Prior to the latest NFL non-mutual “mutual parting,” this one involving the Browns and offensive coordinator Kyle Shanahan, a report emerged that Shanahan’s concerns about the team included a claim that a “high-ranking personnel member texted from the press box to the sidelines about play calls.”

PFT has been unable to determine the identity of the “high-ranking personnel member” (and/or whether that person was in any way influenced by a homeless man), but PFT has confirmed that it happened. Which creates a separate issue for the Browns, because those types of electronic communications are prohibited during games.

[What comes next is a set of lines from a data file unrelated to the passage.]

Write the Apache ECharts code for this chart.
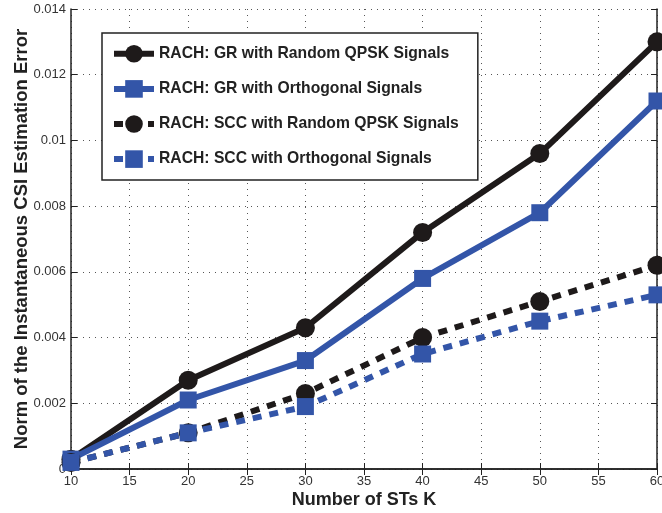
<!DOCTYPE html>
<html>
<head>
<meta charset="utf-8">
<script src="https://cdn.jsdelivr.net/npm/echarts@6/dist/echarts.min.js"></script>
<style>
  html, body { margin: 0; padding: 0; background: #fff; }
  #chart { width: 662px; height: 513px; }
</style>
</head>
<body>
<div id="chart"></div>
<script>
// 横轴：ST 数量 K
const stCounts = [10, 20, 30, 40, 50, 60];

// 各曲线数值
const grQpsk = [0.0003, 0.0027, 0.0043, 0.0072, 0.0096, 0.0130];
const grOrth = [0.0003, 0.0021, 0.0033, 0.0058, 0.0078, 0.0112];
const sccQpsk = [0.0002, 0.0011, 0.0023, 0.0040, 0.0051, 0.0062];
const sccOrth = [0.0002, 0.0011, 0.0019, 0.0035, 0.0045, 0.0053];

const seriesNames = [
  'RACH: GR with Random QPSK Signals',
  'RACH: GR with Orthogonal Signals',
  'RACH: SCC with Random QPSK Signals',
  'RACH: SCC with Orthogonal Signals'
];

const BLACK = '#1e1a1a';
const BLUE = '#3355a8';
const FONT = '"Liberation Sans", Arial, sans-serif';

const chart = echarts.init(document.getElementById('chart'), null, { renderer: 'canvas' });

function pairs(vals) {
  return stCounts.map((k, i) => [k, vals[i]]);
}

function makeSeries(name, vals, color, symbol, dashed) {
  return {
    name: name,
    type: 'line',
    data: pairs(vals),
    symbol: symbol,
    symbolSize: symbol === 'circle' ? 19 : 17,
    itemStyle: { color: color },
    lineStyle: { color: color, width: 6, type: dashed ? [9, 8] : 'solid' },
    z: 3
  };
}

const tickLabelStyle = { color: '#333', fontSize: 13, fontFamily: FONT };
const splitDotted = { show: true, lineStyle: { color: '#555', type: [1, 5], width: 1 } };
const axisLine = { show: true, lineStyle: { color: '#222', width: 1.5 } };
const tickIn = { show: true, inside: true, length: 6, lineStyle: { color: '#222' } };

chart.setOption({
  backgroundColor: '#fff',
  animation: false,
  grid: { left: 71, right: 5, top: 9, bottom: 44, containLabel: false, outerBoundsMode: 'none' },
  legend: {
    orient: 'vertical',
    left: 102,
    top: 33,
    padding: [12, 19, 12, 9],
    itemGap: 17.5,
    itemWidth: 40,
    itemHeight: 22,
    borderColor: '#222',
    borderWidth: 1.5,
    backgroundColor: '#fff',
    lineStyle: { width: 6 },
    textStyle: { color: '#222', fontSize: 15.7, fontWeight: 'bold', fontFamily: FONT },
    data: seriesNames
  },
  xAxis: [{
    type: 'value',
    min: 10, max: 60, interval: 5,
    name: 'Number of STs K',
    nameLocation: 'middle',
    nameGap: 22,
    nameMoveOverlap: false,
    nameTextStyle: { color: '#222', fontSize: 18, fontWeight: 'bold', fontFamily: FONT },
    axisLine: axisLine,
    axisTick: tickIn,
    axisLabel: Object.assign({ margin: 6 }, tickLabelStyle),
    splitLine: splitDotted
  }, {
    type: 'value', position: 'top',
    min: 10, max: 60, interval: 5,
    axisLine: axisLine,
    axisTick: tickIn,
    axisLabel: { show: false },
    splitLine: { show: false }
  }],
  yAxis: [{
    type: 'value',
    min: 0, max: 0.014, interval: 0.002,
    name: 'Norm of the Instantaneous CSI Estimation Error',
    nameLocation: 'middle',
    nameGap: 40,
    nameMoveOverlap: false,
    nameTextStyle: { color: '#222', fontSize: 18.5, fontWeight: 'bold', fontFamily: FONT },
    axisLine: axisLine,
    axisTick: tickIn,
    axisLabel: Object.assign({ margin: 5 }, tickLabelStyle),
    splitLine: splitDotted
  }, {
    type: 'value', position: 'right',
    min: 0, max: 0.014, interval: 0.002,
    axisLine: axisLine,
    axisTick: tickIn,
    axisLabel: { show: false },
    splitLine: { show: false }
  }],
  series: [
    makeSeries(seriesNames[0], grQpsk, BLACK, 'circle', false),
    makeSeries(seriesNames[1], grOrth, BLUE, 'rect', false),
    makeSeries(seriesNames[2], sccQpsk, BLACK, 'circle', true),
    makeSeries(seriesNames[3], sccOrth, BLUE, 'rect', true)
  ]
});
</script>
</body>
</html>
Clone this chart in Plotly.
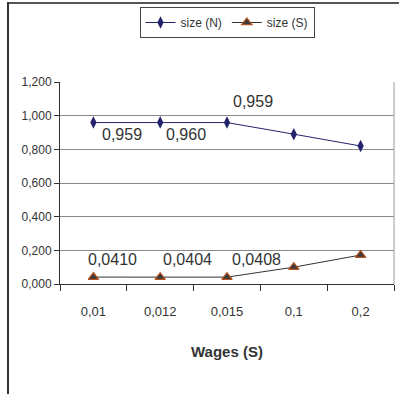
import plotly.graph_objects as go

categories = ["0,01", "0,012", "0,015", "0,1", "0,2"]
size_n = [0.959, 0.960, 0.959, 0.890, 0.820]
size_s = [0.0410, 0.0404, 0.0408, 0.100, 0.172]
labels_n = ["0,959", "0,960", "0,959"]
labels_s = ["0,0410", "0,0404", "0,0408"]
y_ticks = [0, 0.2, 0.4, 0.6, 0.8, 1.0, 1.2]

FONT = "Liberation Sans, Arial"
W, H = 399, 394
L, R, T, B = 60, 5, 82, 110
pw, ph = W - L - R, H - T - B

fig = go.Figure()
fig.add_trace(go.Scatter(
    x=categories, y=size_n, name="size (N)", mode="lines+markers",
    line=dict(color="#23236b", width=1),
    marker=dict(symbol="diamond-tall", size=9, color="#23236b"),
))
fig.add_trace(go.Scatter(
    x=categories, y=size_s, name="size (S)", mode="lines+markers",
    line=dict(color="#333333", width=1),
    marker=dict(symbol="triangle-up", size=9, color="#3a3a3a",
                line=dict(color="#b5531f", width=1.2)),
))

ann = []
n_off = [(29, -12), (26, -12), (26, 21)]
for i, t in enumerate(labels_n):
    ann.append(dict(x=categories[i], y=size_n[i], xref="x", yref="y", text=t,
                    showarrow=False, xshift=n_off[i][0], yshift=n_off[i][1],
                    font=dict(family=FONT, size=16, color="#333333")))
s_off = [(19, 18), (27, 18), (29, 18)]
for i, t in enumerate(labels_s):
    ann.append(dict(x=categories[i], y=size_s[i], xref="x", yref="y", text=t,
                    showarrow=False, xshift=s_off[i][0], yshift=s_off[i][1],
                    font=dict(family=FONT, size=16, color="#333333")))

def px_x(v):
    return (v - L) / pw

def px_y(v):
    return (H - B - v) / ph

shapes = [
    dict(type="line", xref="paper", yref="paper", x0=px_x(7), x1=px_x(399),
         y0=px_y(3), y1=px_y(3), line=dict(color="#555555", width=2)),
    dict(type="line", xref="paper", yref="paper", x0=px_x(8), x1=px_x(8),
         y0=px_y(2), y1=px_y(394), line=dict(color="#333333", width=2)),
    dict(type="line", xref="paper", yref="paper", x0=1, x1=1, y0=0, y1=1,
         line=dict(color="#9a9a9a", width=1)),
]

fig.update_layout(
    width=W, height=H,
    margin=dict(l=L, r=R, t=T, b=B, pad=0),
    paper_bgcolor="white", plot_bgcolor="white",
    separators=", ",
    font=dict(family=FONT, size=12, color="#333333"),
    showlegend=True,
    legend=dict(orientation="h", x=0.5, xanchor="center", y=px_y(7), yanchor="top",
                bordercolor="#444444", borderwidth=1, bgcolor="white",
                font=dict(family=FONT, size=12, color="#333333"),
                itemwidth=30, tracegroupgap=0),
    xaxis=dict(
        type="category", categoryorder="array", categoryarray=categories,
        showline=True, linecolor="#333333", linewidth=1, mirror=False,
        ticks="outside", tickson="boundaries", ticklen=6, tickcolor="#333333",
        ticklabelstandoff=15,
        showgrid=False, zeroline=False,
        tickfont=dict(family=FONT, size=13, color="#333333"),
        range=[-0.5, 4.5],
        title=dict(text="<b>Wages (S)</b>", standoff=28,
                   font=dict(family=FONT, size=15, color="#333333")),
    ),
    yaxis=dict(
        range=[0, 1.2], tickvals=y_ticks, tickformat=".3f",
        showline=True, linecolor="#333333", linewidth=1,
        ticks="outside", ticklen=5, tickcolor="#333333",
        showgrid=True, gridcolor="#8a8a8a", gridwidth=1, zeroline=False,
        tickfont=dict(family=FONT, size=12, color="#333333"),
    ),
    annotations=ann,
    shapes=shapes,
)

fig.write_html("out.html")
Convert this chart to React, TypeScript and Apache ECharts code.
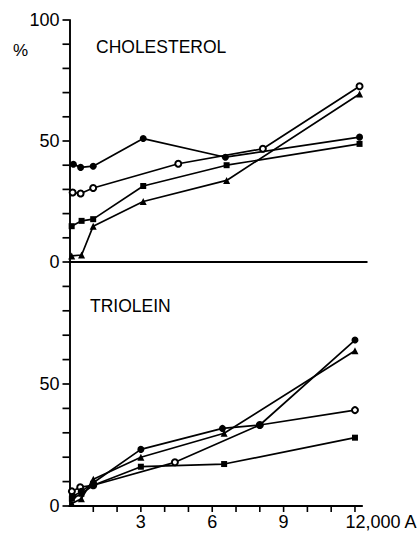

“Unless specifically permitted by League rules, the use of cellular phones, smart phones, tablet devices, computers, wearable electronic devices such as Google Glass, and other electronic equipment by coaches, players, and other club personnel is prohibited in club-controlled areas including, but not limited to, sidelines and coaches’ booths,” the league’s electronic devices rule states. “These restrictions apply from ninety (90) minutes prior to kickoff through the end of the game, including halftime. Coaches, players, and other team personnel are permitted to use such electronic devices in the locker room prior to kickoff and are permitted to use League-issued Microsoft Surface tablets throughout game day for viewing coaches’ still photos.”

So the sending and receiving of text messages to the sidelines regarding play calls or anything else during a game violates that rule. In 2006, former Falcons coach Jim Mora was fined $25,000 for using a cell phone during a game.

Expensive phone call,” Mora said at the time. “Consider that a lesson learned.”

The Falcons and the Buccaneers had been tied late in overtime on December 24, 2005, and Mora made the call to determine how a tie would affect the Falcons’ playoff hopes.

So if that type of communication is prohibited, sending and receiving text messages on the sidelines also is prohibited. The question now becomes how extensively members of the Browns organization not on the sidelines have been communicating electronically with members of the coaching staff, and whether the league will investigate and dole out fines accordingly.